The landscape of western Queensland is dramatic. After a good wet season, Mitchell grass grows thickly on the vast plains. Elsewhere the land is stony and dotted with clumps of hardy spinifex. But if you’d travelled this way 95 million years ago, the scenery would have been very different. In the Mid-Cretaceous period forests of conifers, lush ferns and flowering plants covered the land, watered by rivers and streams which flowed into a huge inland sea. And it was inhabited by dinosaurs!
In August 2022, we followed the Dinosaur Trail through western Queensland, on a route from Winton to Richmond, Hughenden and Muttaburra, all locations where dinosaur fossils have been discovered. Put your Australian Dinosaur Trail Pass in your pocket and join us on a journey back in time to the land of the dinosaurs.
Dinosaur Stampede National Monument at Lark Quarry Conservation Park, Winton
Our dinosaur adventure began 110 kilometres south of Winton at the Lark Quarry Conservation Park, home of the world’s only known fossilised dinosaur stampede.
A 700 metre walk around the site took us up onto a ridge behind the Trackways conservation building, which protects more than 3,300 fossilised dinosaur footprints.
From here we could see the shapes and colours of the Winton Formation, a landscape created up to 98 million years ago and characterised by Jump-Ups; red mesas capped with hard weather-resistant stone. It was hard to believe this dry, rocky land was once covered by a dense forest of tree ferns and conifers.
Then a short walk along the pathway leading to the building took us back 95 million years, to the day the footprints in the Trackways were laid down.
Inside the building, we learned the story of the Trackways.

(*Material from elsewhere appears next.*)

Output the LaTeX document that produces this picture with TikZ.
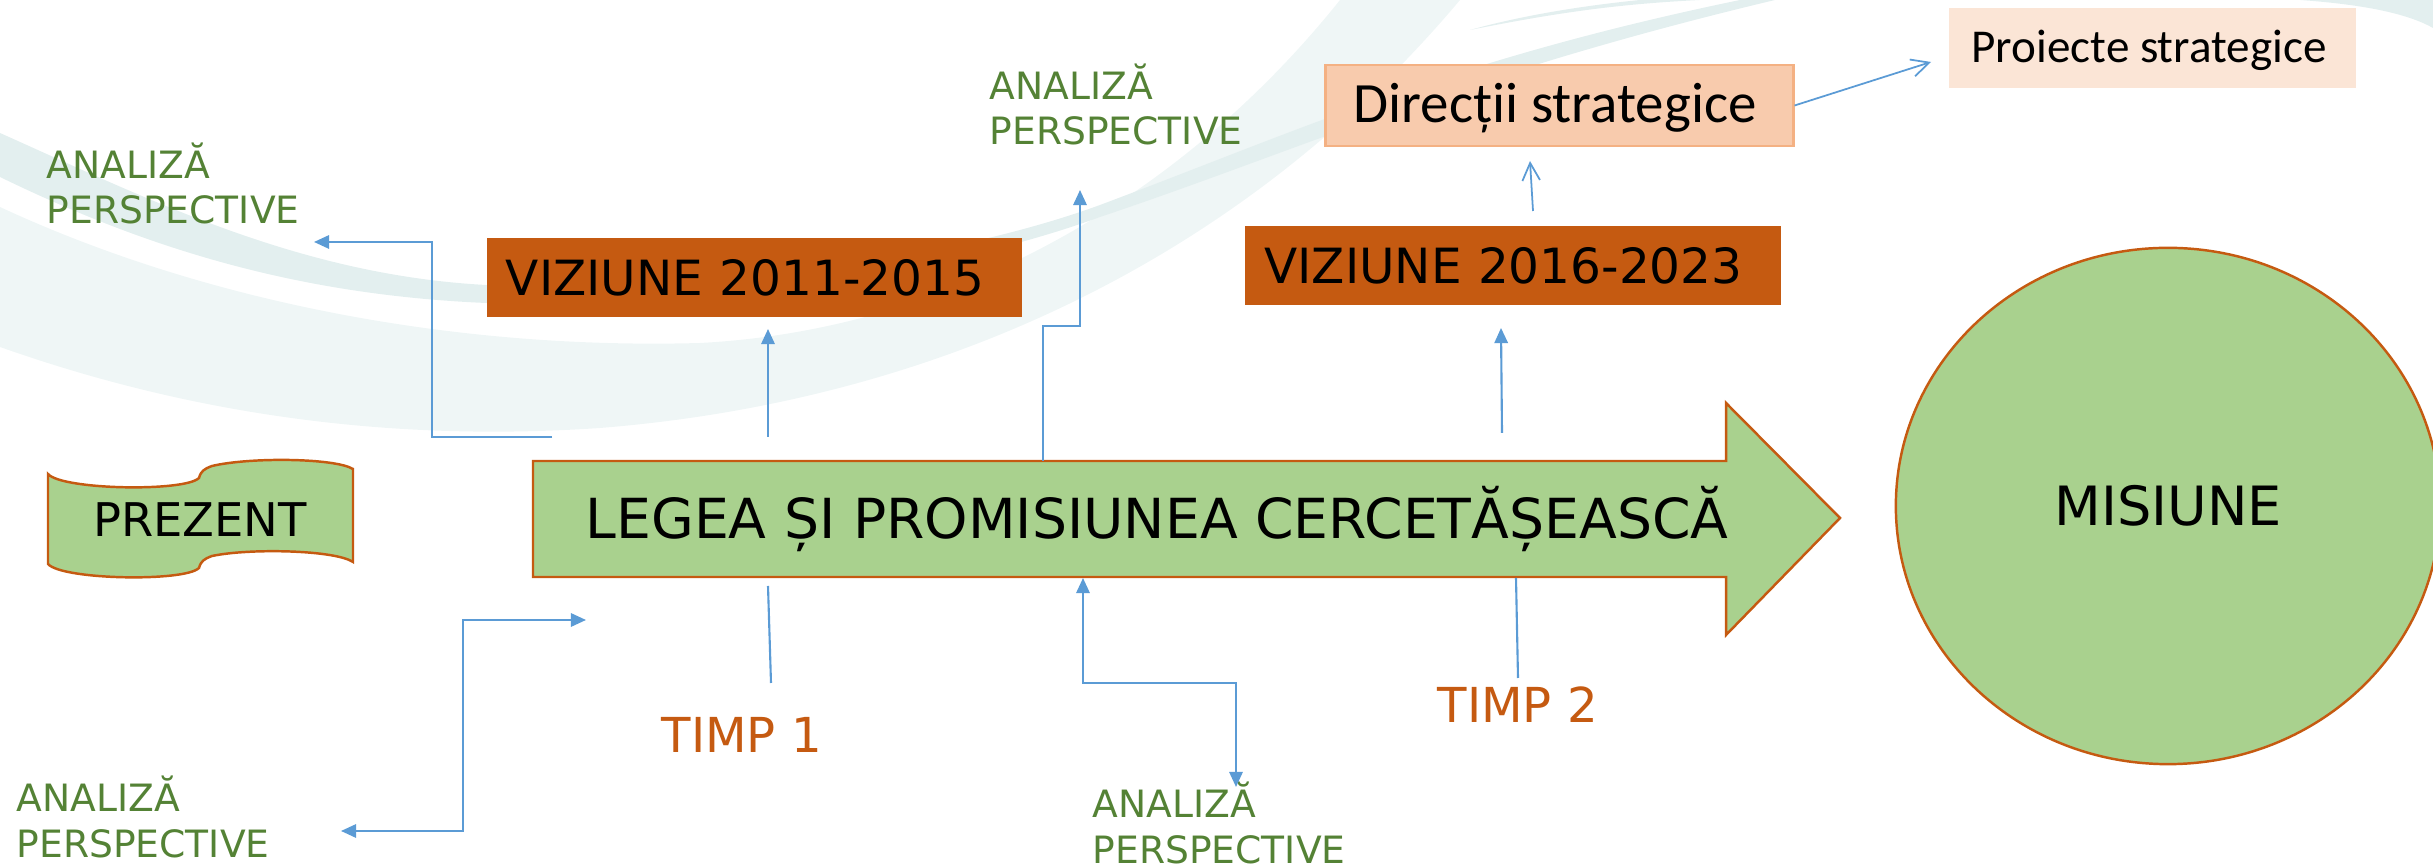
\documentclass[tikz,border=0pt]{standalone}
\usepackage{fontspec}
\setmainfont{DejaVu Sans}
\newfontfamily\calibrifont{Carlito}
\usetikzlibrary{arrows.meta, shapes.geometric}

\definecolor{leafgreen}{HTML}{A9D18E}
\definecolor{rust}{HTML}{C55A11}
\definecolor{linkblue}{HTML}{5B9BD5}
\definecolor{labelgreen}{HTML}{548235}
\definecolor{peach}{HTML}{F8CBAD}
\definecolor{peachline}{HTML}{F4B183}
\definecolor{palepeach}{HTML}{FBE5D6}
\definecolor{swooshdark}{HTML}{E3EFEF}
\definecolor{swooshlight}{HTML}{EFF6F6}

\newcommand{\perspective}{\begin{tabular}[t]{@{}l@{}}ANALIZĂ\\PERSPECTIVE\end{tabular}}

\tikzset{
    outline/.style = {draw = rust, fill = leafgreen, line width = 0.7pt},
    visionbox/.style = {fill = rust, inner ysep = 0pt, inner xsep = 0.19cm, text width = 4.97cm, align = left, minimum height = 0.78cm, font = \fontsize{13.8}{16}\selectfont},
    analysis/.style = {text = labelgreen, anchor = base west, inner sep = 0pt, font = \fontsize{10.7}{12.8}\selectfont},
    timelabel/.style = {text = rust, anchor = base west, inner sep = 0pt, font = \fontsize{13.7}{16}\selectfont},
    link/.style = {draw = linkblue, line width = 0.6pt},
    onehead/.style = {link, -{Triangle[length = 4.3pt, width = 3.8pt]}},
    twohead/.style = {link, {Triangle[length = 4.3pt, width = 3.8pt]}-{Triangle[length = 4.3pt, width = 3.8pt]}},
    openhead/.style = {link, line width = 0.5pt, -{Straight Barb[length = 5pt, width = 5pt]}}
}

\begin{document}
\begin{tikzpicture}[x = 0.01cm, y = -0.01cm]
            \useasboundingbox (0, 0) rectangle (2433, 865);

            \fill[swooshlight] (0, 207) .. controls (200, 300) and (450, 350) .. (700, 343) .. controls (950, 330) and (1180, 200) .. (1340, 0) -- (1460, 0) .. controls (1250, 250) and (950, 400) .. (600, 428) .. controls (350, 445) and (150, 400) .. (0, 347) -- cycle;
            \fill[swooshdark] (0, 133) .. controls (150, 200) and (300, 275) .. (486, 285) .. controls (700, 295) and (950, 260) .. (1100, 205) .. controls (1300, 130) and (1450, 60) .. (1740, 0) -- (1775, 0) .. controls (1460, 75) and (1300, 150) .. (1100, 217) .. controls (950, 272) and (700, 312) .. (486, 303) .. controls (300, 295) and (150, 250) .. (0, 177) -- cycle;
            \fill[swooshdark] (1470, 30) .. controls (1560, 12) and (1620, 4) .. (1700, 0) -- (1640, 0) .. controls (1580, 6) and (1520, 16) .. (1470, 30) -- cycle;
            \fill[swooshdark] (2300, 0) .. controls (2370, 5) and (2410, 15) .. (2433, 28) -- (2433, 0) -- cycle;

            \coordinate (left_up_start) at (552, 437);
            \coordinate (left_up_tip) at (314, 242);
            \coordinate (timp1_up_start) at (768, 437);
            \coordinate (timp1_up_tip) at (768, 329);
            \coordinate (mid_up_start) at (1043, 461);
            \coordinate (mid_up_tip) at (1080, 190);
            \coordinate (timp2_up_start) at (1502, 433);
            \coordinate (timp2_up_tip) at (1501, 328);
            \coordinate (dir_in_start) at (1533, 211);
            \coordinate (dir_in_tip) at (1530, 161);
            \coordinate (proj_in_tip) at (1931, 62);
            \coordinate (low_left_tip) at (341, 831);
            \coordinate (low_left_end) at (586, 620);
            \coordinate (low_mid_up) at (1083, 578);
            \coordinate (low_mid_down) at (1236, 787);
            \coordinate (timp1_down_start) at (768, 586);
            \coordinate (timp1_down_end) at (771, 683);
            \coordinate (timp2_down_start) at (1516, 578);
            \coordinate (timp2_down_end) at (1518, 678);

            \filldraw[outline] (48, 474) .. controls (62, 490) and (185, 492) .. (199, 478) .. controls (201, 471) and (204, 469) .. (212, 466) .. controls (250, 457) and (335, 458) .. (353, 469) -- (353, 562) .. controls (335, 550) and (250, 548) .. (212, 556) .. controls (204, 559) and (201, 561) .. (199, 568) .. controls (185, 582) and (62, 580) .. (48, 564) -- cycle;
            \node[font = \fontsize{13.2}{16}\selectfont] (prezent) at (200, 519.5) {PREZENT};

            \filldraw[outline] (533, 461) -- (1726, 461) -- (1726, 403) -- (1840, 518) -- (1726, 635) -- (1726, 577) -- (533, 577) -- cycle;
            \node[anchor = base, font = \fontsize{15.7}{18}\selectfont] (legea) at (1157, 539) {LEGEA ȘI PROMISIUNEA CERCETĂȘEASCĂ};

            \node[ellipse, outline, minimum width = 5.44cm, minimum height = 5.16cm, font = \fontsize{15.4}{18}\selectfont] (misiune) at (2168, 506) {MISIUNE};

            \node[visionbox] (viz1) at (754.5, 277.5) {VIZIUNE 2011-2015};
            \node[visionbox] (viz2) at (1513, 265.5) {VIZIUNE 2016-2023};

            \node[draw = peachline, fill = peach, line width = 0.8pt, minimum width = 4.67cm, minimum height = 0.81cm] (dir) at (1559.5, 105.5) {};
            \node[anchor = base, font = \calibrifont\fontsize{16.2}{19}\selectfont] at (1555, 123) {Direcții strategice};
            \node[fill = palepeach, minimum width = 4.07cm, minimum height = 0.80cm] (proj) at (2152.5, 48) {};
            \node[anchor = base, font = \calibrifont\fontsize{13.4}{16}\selectfont] at (2149, 63) {Proiecte strategice};

            \node[analysis] (an1) at (46, 179) {\perspective};
            \node[analysis] (an2) at (989, 100) {\perspective};
            \node[analysis] (an3) at (16, 812) {\perspective};
            \node[analysis] (an4) at (1092, 818) {\perspective};

            \node[timelabel] (timp1) at (661, 753) {TIMP 1};
            \node[timelabel] (timp2) at (1437, 723) {TIMP 2};

            \draw[onehead] (left_up_start) -- (432, 437) -- (432, 242) -- (left_up_tip);
            \draw[onehead] (timp1_up_start) -- (timp1_up_tip);
            \draw[onehead] (mid_up_start) -- (1043, 326) -- (1080, 326) -- (mid_up_tip);
            \draw[onehead] (timp2_up_start) -- (timp2_up_tip);
            \draw[openhead] (dir_in_start) -- (dir_in_tip);
            \draw[openhead] (dir.east) -- (proj_in_tip);
            \draw[twohead] (low_left_tip) -- (463, 831) -- (463, 620) -- (low_left_end);
            \draw[twohead] (low_mid_up) -- (1083, 683) -- (1236, 683) -- (low_mid_down);
            \draw[link] (timp1_down_start) -- (timp1_down_end);
            \draw[link] (timp2_down_start) -- (timp2_down_end);
\end{tikzpicture}
\end{document}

The dinosaurs were chicken-sized carnivorous coelurosaurs and larger plant-eating ornithopods. A huge carnivorous therapod saw the herd at the water’s edge and attacked, causing a stampede as the smaller animals tried to run away.
Thousands of footprints left in the thick mud at the edge of the lake were preserved by a unique series of events. A few days after the stampede rain fell, raising water levels in the lake and laying down a covering of sediment over the prints. Eventually they were hidden under several metres of compressed layers of sand and mud.

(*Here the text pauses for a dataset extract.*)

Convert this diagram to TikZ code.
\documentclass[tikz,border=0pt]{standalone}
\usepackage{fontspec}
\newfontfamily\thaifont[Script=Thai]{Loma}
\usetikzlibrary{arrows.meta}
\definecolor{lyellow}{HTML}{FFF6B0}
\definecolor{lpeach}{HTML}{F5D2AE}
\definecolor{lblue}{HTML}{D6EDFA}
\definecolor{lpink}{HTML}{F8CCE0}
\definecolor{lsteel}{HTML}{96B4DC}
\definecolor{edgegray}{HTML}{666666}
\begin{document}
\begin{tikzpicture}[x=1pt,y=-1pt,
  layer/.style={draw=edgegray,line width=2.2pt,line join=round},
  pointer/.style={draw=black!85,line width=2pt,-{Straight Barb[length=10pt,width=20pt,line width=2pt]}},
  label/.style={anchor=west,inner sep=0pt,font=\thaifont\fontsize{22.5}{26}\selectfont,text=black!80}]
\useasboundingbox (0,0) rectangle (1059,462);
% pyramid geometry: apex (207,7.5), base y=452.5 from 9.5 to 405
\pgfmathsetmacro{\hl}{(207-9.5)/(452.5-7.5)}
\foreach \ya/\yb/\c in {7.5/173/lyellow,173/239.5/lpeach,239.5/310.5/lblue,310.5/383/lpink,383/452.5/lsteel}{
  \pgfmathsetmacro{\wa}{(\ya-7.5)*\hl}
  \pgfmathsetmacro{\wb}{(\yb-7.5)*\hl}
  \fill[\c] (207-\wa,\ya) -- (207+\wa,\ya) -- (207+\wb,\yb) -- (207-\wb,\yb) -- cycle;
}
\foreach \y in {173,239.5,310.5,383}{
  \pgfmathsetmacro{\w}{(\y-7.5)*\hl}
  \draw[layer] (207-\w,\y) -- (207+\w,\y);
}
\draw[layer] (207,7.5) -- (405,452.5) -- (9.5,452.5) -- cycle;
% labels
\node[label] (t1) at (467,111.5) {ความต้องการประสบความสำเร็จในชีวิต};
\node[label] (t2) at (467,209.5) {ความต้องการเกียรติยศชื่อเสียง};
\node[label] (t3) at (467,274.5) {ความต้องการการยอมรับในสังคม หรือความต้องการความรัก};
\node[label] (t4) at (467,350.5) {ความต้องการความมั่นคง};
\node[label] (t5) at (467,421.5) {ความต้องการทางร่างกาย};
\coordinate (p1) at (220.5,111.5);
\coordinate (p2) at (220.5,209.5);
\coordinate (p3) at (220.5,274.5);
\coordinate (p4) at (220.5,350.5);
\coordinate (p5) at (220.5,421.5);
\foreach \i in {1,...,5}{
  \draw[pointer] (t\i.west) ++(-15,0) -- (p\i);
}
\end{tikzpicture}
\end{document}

Fast forward 95 million years to the late 1960s, when a station manager discovered what he thought were the fossilised footprints of birds in a dry creek bed. After a local expert identified them as dinosaur prints, the site was visited by scientists from the Queensland Museum. In 1971, excavations revealed more than 3,300 dinosaur footprints made by the coelurosaurs, ornithopods and the hungry therapod.

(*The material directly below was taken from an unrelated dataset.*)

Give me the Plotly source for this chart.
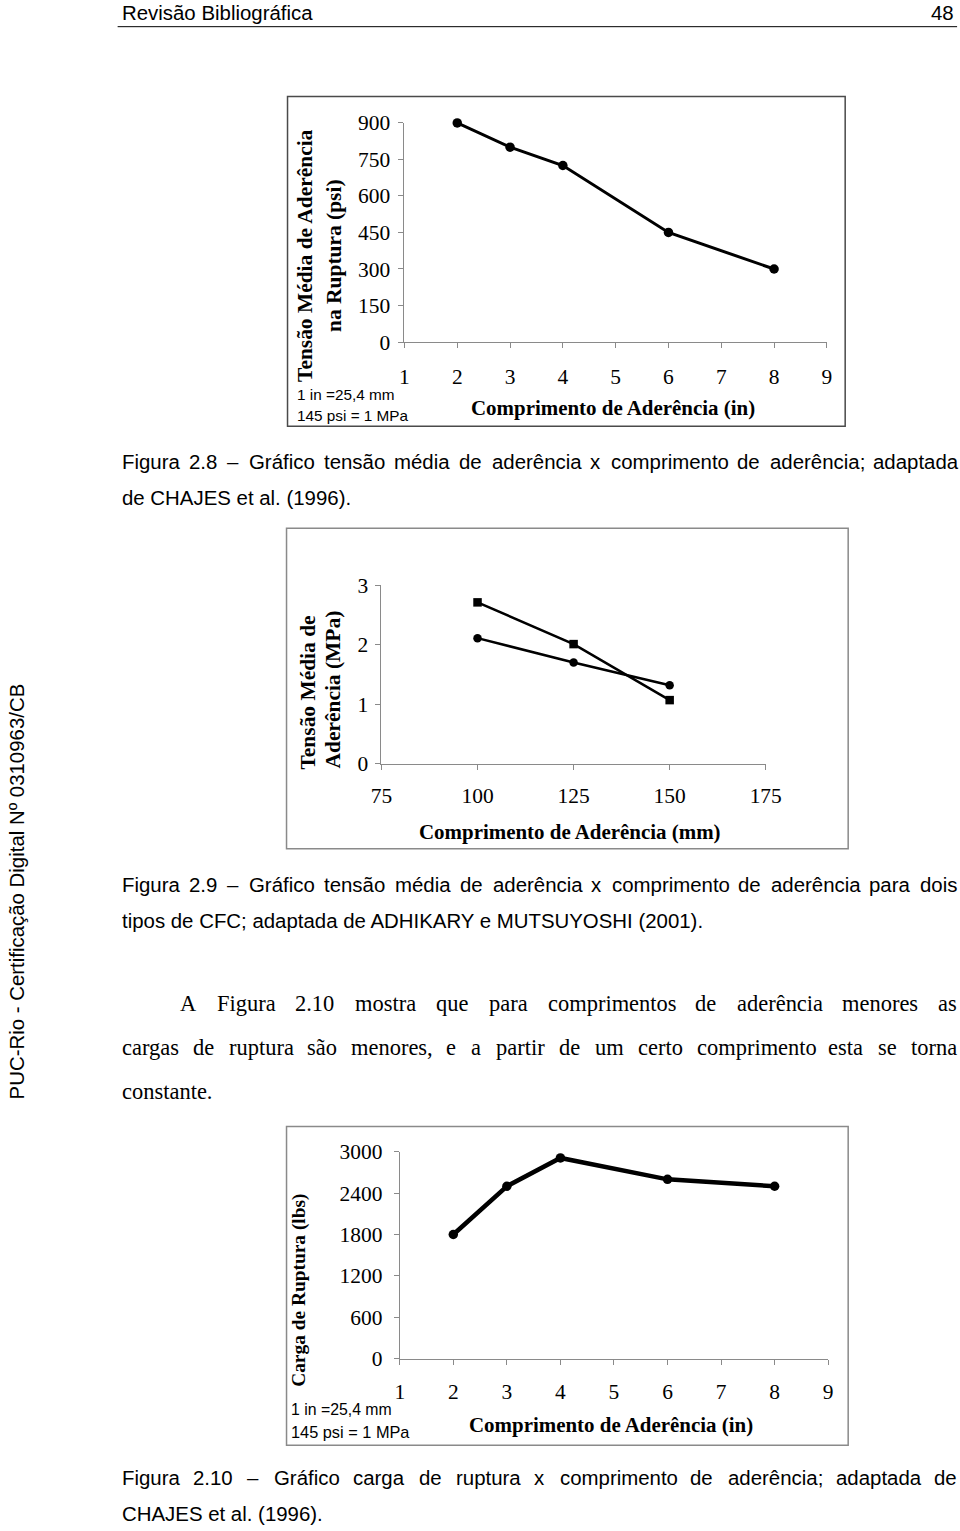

To protect the stampede tracks from the weather, a shelter was erected over the site and, in 2002, the Trackways conservation building was constructed. Made from locally sourced rammed earth, powered by solar panels, and equipped with water tanks and composting toilets, the eco-friendly building sits comfortably in its surroundings.
From a raised platform along one wall, we could clearly see how the stampede unfolded. The therapod’s huge footprints show its determined advance towards the lake while the tiny bird-like tracks of the coelurosaurs and the larger ornithopods’ three-toed tracks are scattered in all directions, an indication of the panic that ensued as they tried to escape.
A day out at Lark Quarry was a great start to our journey on the Dinosaur Trail.